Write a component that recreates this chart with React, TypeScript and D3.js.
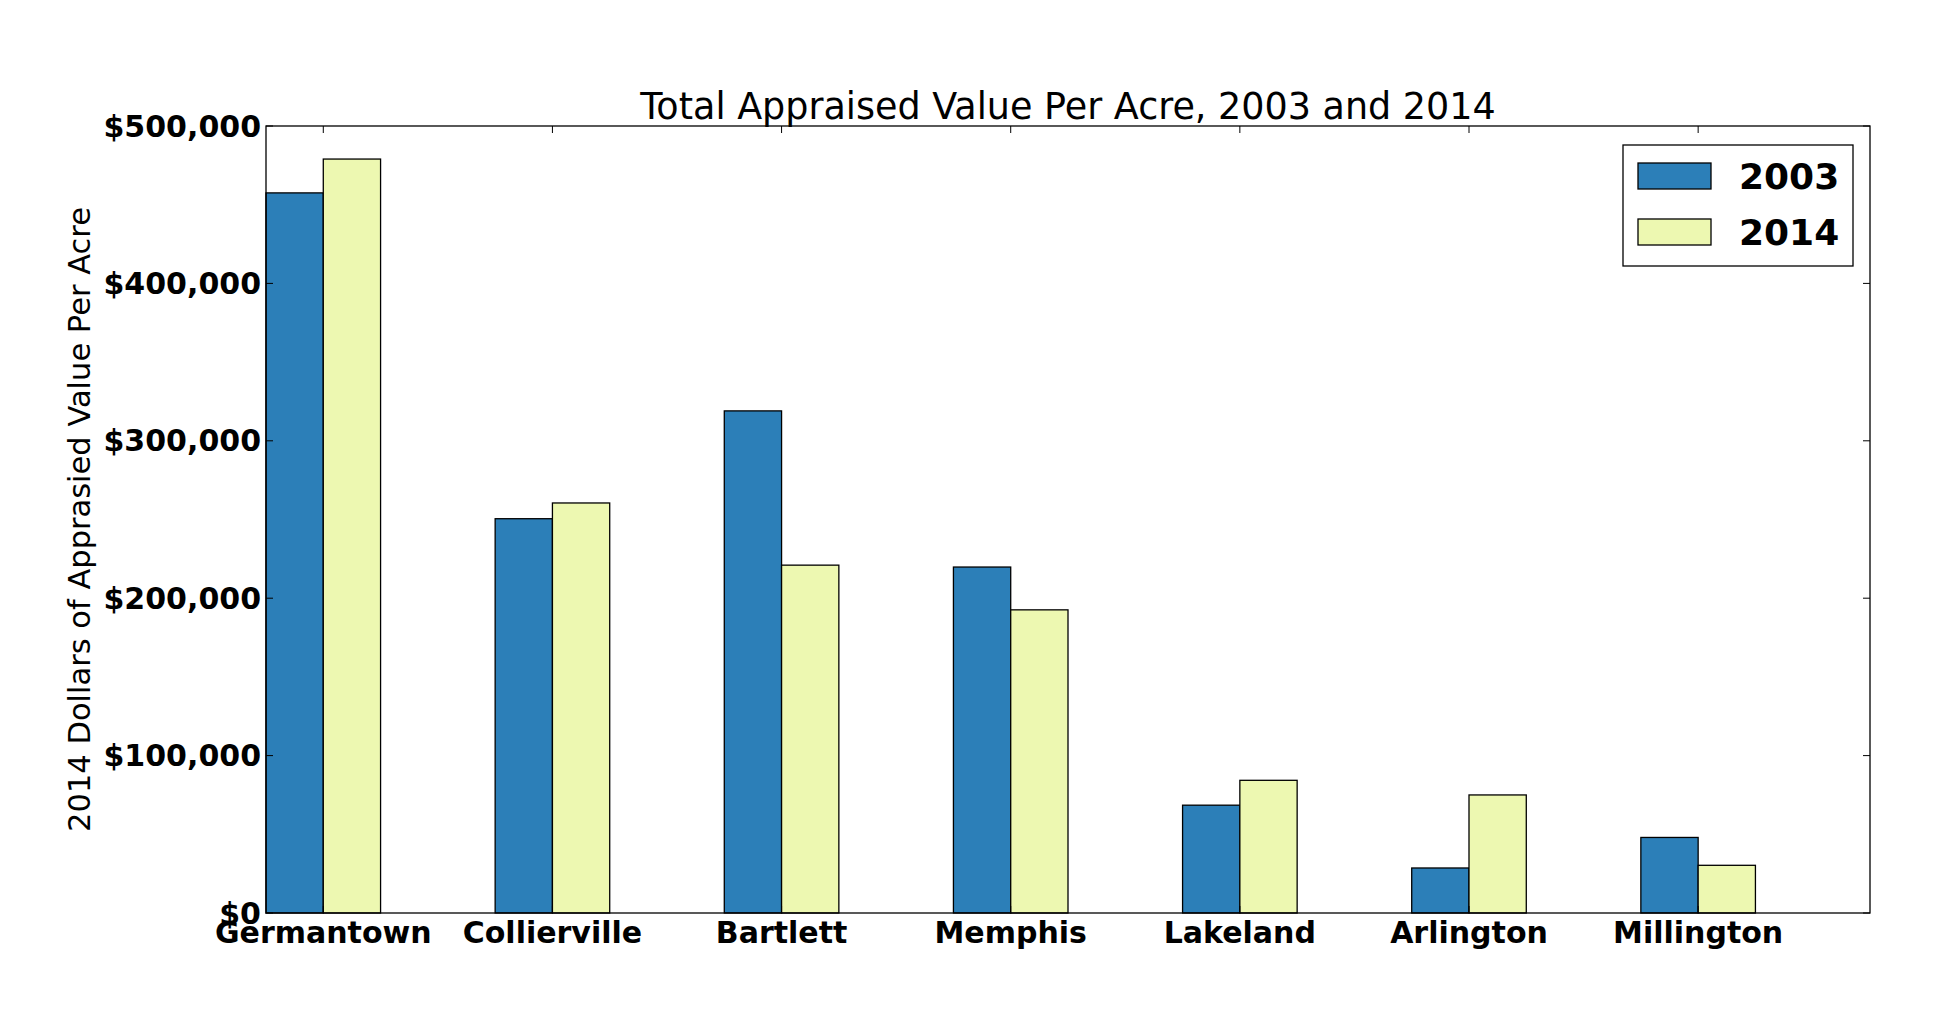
import { useEffect, useRef } from "react";
import * as d3 from "d3";

// Data
const towns = ["Germantown", "Collierville", "Bartlett", "Memphis", "Lakeland", "Arlington", "Millington"];
const values2003 = [457500, 250500, 319000, 219800, 68500, 28600, 48000];
const values2014 = [479000, 260500, 221000, 192600, 84300, 75000, 30300];
const seriesNames = ["2003", "2014"];
const seriesColors = ["#2c7fb8", "#edf8b1"];
const yTicks = [0, 100000, 200000, 300000, 400000, 500000];

const W = 1955;
const H = 1032;

export default function App() {
    const svgRef = useRef<SVGSVGElement | null>(null);

    useEffect(() => {
        if (!svgRef.current) return;
        const svg = d3.select(svgRef.current);
        svg.selectAll("*").remove();

        const margin = { top: 126, right: 85, bottom: 119, left: 266 };
        const width = W - margin.left - margin.right;
        const height = H - margin.top - margin.bottom;
        const font = "'DejaVu Sans', sans-serif";

        const g = svg.append("g").attr("transform", `translate(${margin.left},${margin.top})`);

        // x in category units, like matplotlib's bar positions
        const x = d3.scaleLinear().domain([-0.25, 6.75]).range([0, width]);
        const y = d3.scaleLinear().domain([0, 500000]).range([height, 0]);
        const barW = 0.25;

        const series = [values2003, values2014];
        series.forEach((vals, s) => {
            g.append("g")
                .selectAll("rect")
                .data(vals)
                .enter()
                .append("rect")
                .attr("x", (d, i) => x(i - barW + s * barW))
                .attr("width", x(barW) - x(0))
                .attr("y", d => y(d))
                .attr("height", d => y(0) - y(d))
                .attr("fill", seriesColors[s])
                .attr("stroke", "#000")
                .attr("stroke-width", 1.3);
        });

        // frame
        g.append("rect")
            .attr("width", width)
            .attr("height", height)
            .attr("fill", "none")
            .attr("stroke", "#000")
            .attr("stroke-width", 1.3);

        const tickLen = 7;
        // inside ticks on all four sides
        towns.forEach((t, i) => {
            g.append("line").attr("x1", x(i)).attr("x2", x(i)).attr("y1", height).attr("y2", height - tickLen).attr("stroke", "#000");
            g.append("line").attr("x1", x(i)).attr("x2", x(i)).attr("y1", 0).attr("y2", tickLen).attr("stroke", "#000");
            g.append("text")
                .attr("x", x(i))
                .attr("y", height + 30)
                .attr("text-anchor", "middle")
                .attr("font-family", font)
                .attr("font-weight", "bold")
                .attr("font-size", 30)
                .text(t);
        });

        const fmt = d3.format(",");
        yTicks.forEach(v => {
            g.append("line").attr("x1", 0).attr("x2", tickLen).attr("y1", y(v)).attr("y2", y(v)).attr("stroke", "#000");
            g.append("line").attr("x1", width).attr("x2", width - tickLen).attr("y1", y(v)).attr("y2", y(v)).attr("stroke", "#000");
            g.append("text")
                .attr("x", -5)
                .attr("y", y(v))
                .attr("dy", "0.35em")
                .attr("text-anchor", "end")
                .attr("font-family", font)
                .attr("font-weight", "bold")
                .attr("font-size", 30)
                .text("$" + fmt(v));
        });

        // title
        g.append("text")
            .attr("x", width / 2)
            .attr("y", -7)
            .attr("text-anchor", "middle")
            .attr("font-family", font)
            .attr("font-size", 36.5)
            .text("Total Appraised Value Per Acre, 2003 and 2014");

        // y label
        g.append("text")
            .attr("transform", `translate(${90 - margin.left},${height / 2}) rotate(-90)`)
            .attr("text-anchor", "middle")
            .attr("font-family", font)
            .attr("font-size", 30.5)
            .text("2014 Dollars of Apprasied Value Per Acre");

        // legend
        const lg = svg.append("g").attr("transform", "translate(1623,145)");
        lg.append("rect")
            .attr("width", 230)
            .attr("height", 121)
            .attr("fill", "#fff")
            .attr("stroke", "#000")
            .attr("stroke-width", 1.3);
        seriesNames.forEach((name, i) => {
            const row = lg.append("g").attr("transform", `translate(0,${18 + i * 56})`);
            row.append("rect")
                .attr("x", 15)
                .attr("width", 73)
                .attr("height", 26)
                .attr("fill", seriesColors[i])
                .attr("stroke", "#000")
                .attr("stroke-width", 1.3);
            row.append("text")
                .attr("x", 116)
                .attr("y", 13)
                .attr("dy", "0.35em")
                .attr("font-family", font)
                .attr("font-weight", "bold")
                .attr("font-size", 36)
                .text(name);
        });
    }, []);

    return (
        <div style={{ position: "absolute", left: 0, top: 0 }}>
            <svg ref={svgRef} width={W} height={H} style={{ display: "block", background: "#fff" }}></svg>
        </div>
    );
}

● Problem description
Without the pictures, transcribe the listing above exactly.

● Solution to this exercise
Write a component that recreates this chart with React, TypeScript and D3.js.
import { useEffect, useRef } from "react";
import * as d3 from "d3";

// Data
const towns = ["Germantown", "Collierville", "Bartlett", "Memphis", "Lakeland", "Arlington", "Millington"];
const values2003 = [457500, 250500, 319000, 219800, 68500, 28600, 48000];
const values2014 = [479000, 260500, 221000, 192600, 84300, 75000, 30300];
const seriesNames = ["2003", "2014"];
const seriesColors = ["#2c7fb8", "#edf8b1"];
const yTicks = [0, 100000, 200000, 300000, 400000, 500000];

const W = 1955;
const H = 1032;

export default function App() {
    const svgRef = useRef<SVGSVGElement | null>(null);

    useEffect(() => {
        if (!svgRef.current) return;
        const svg = d3.select(svgRef.current);
        svg.selectAll("*").remove();

        const margin = { top: 126, right: 85, bottom: 119, left: 266 };
        const width = W - margin.left - margin.right;
        const height = H - margin.top - margin.bottom;
        const font = "'DejaVu Sans', sans-serif";

        const g = svg.append("g").attr("transform", `translate(${margin.left},${margin.top})`);

        // x in category units, like matplotlib's bar positions
        const x = d3.scaleLinear().domain([-0.25, 6.75]).range([0, width]);
        const y = d3.scaleLinear().domain([0, 500000]).range([height, 0]);
        const barW = 0.25;

        const series = [values2003, values2014];
        series.forEach((vals, s) => {
            g.append("g")
                .selectAll("rect")
                .data(vals)
                .enter()
                .append("rect")
                .attr("x", (d, i) => x(i - barW + s * barW))
                .attr("width", x(barW) - x(0))
                .attr("y", d => y(d))
                .attr("height", d => y(0) - y(d))
                .attr("fill", seriesColors[s])
                .attr("stroke", "#000")
                .attr("stroke-width", 1.3);
        });

        // frame
        g.append("rect")
            .attr("width", width)
            .attr("height", height)
            .attr("fill", "none")
            .attr("stroke", "#000")
            .attr("stroke-width", 1.3);

        const tickLen = 7;
        // inside ticks on all four sides
        towns.forEach((t, i) => {
            g.append("line").attr("x1", x(i)).attr("x2", x(i)).attr("y1", height).attr("y2", height - tickLen).attr("stroke", "#000");
            g.append("line").attr("x1", x(i)).attr("x2", x(i)).attr("y1", 0).attr("y2", tickLen).attr("stroke", "#000");
            g.append("text")
                .attr("x", x(i))
                .attr("y", height + 30)
                .attr("text-anchor", "middle")
                .attr("font-family", font)
                .attr("font-weight", "bold")
                .attr("font-size", 30)
                .text(t);
        });

        const fmt = d3.format(",");
        yTicks.forEach(v => {
            g.append("line").attr("x1", 0).attr("x2", tickLen).attr("y1", y(v)).attr("y2", y(v)).attr("stroke", "#000");
            g.append("line").attr("x1", width).attr("x2", width - tickLen).attr("y1", y(v)).attr("y2", y(v)).attr("stroke", "#000");
            g.append("text")
                .attr("x", -5)
                .attr("y", y(v))
                .attr("dy", "0.35em")
                .attr("text-anchor", "end")
                .attr("font-family", font)
                .attr("font-weight", "bold")
                .attr("font-size", 30)
                .text("$" + fmt(v));
        });

        // title
        g.append("text")
            .attr("x", width / 2)
            .attr("y", -7)
            .attr("text-anchor", "middle")
            .attr("font-family", font)
            .attr("font-size", 36.5)
            .text("Total Appraised Value Per Acre, 2003 and 2014");

        // y label
        g.append("text")
            .attr("transform", `translate(${90 - margin.left},${height / 2}) rotate(-90)`)
            .attr("text-anchor", "middle")
            .attr("font-family", font)
            .attr("font-size", 30.5)
            .text("2014 Dollars of Apprasied Value Per Acre");

        // legend
        const lg = svg.append("g").attr("transform", "translate(1623,145)");
        lg.append("rect")
            .attr("width", 230)
            .attr("height", 121)
            .attr("fill", "#fff")
            .attr("stroke", "#000")
            .attr("stroke-width", 1.3);
        seriesNames.forEach((name, i) => {
            const row = lg.append("g").attr("transform", `translate(0,${18 + i * 56})`);
            row.append("rect")
                .attr("x", 15)
                .attr("width", 73)
                .attr("height", 26)
                .attr("fill", seriesColors[i])
                .attr("stroke", "#000")
                .attr("stroke-width", 1.3);
            row.append("text")
                .attr("x", 116)
                .attr("y", 13)
                .attr("dy", "0.35em")
                .attr("font-family", font)
                .attr("font-weight", "bold")
                .attr("font-size", 36)
                .text(name);
        });
    }, []);

    return (
        <div style={{ position: "absolute", left: 0, top: 0 }}>
            <svg ref={svgRef} width={W} height={H} style={{ display: "block", background: "#fff" }}></svg>
        </div>
    );
}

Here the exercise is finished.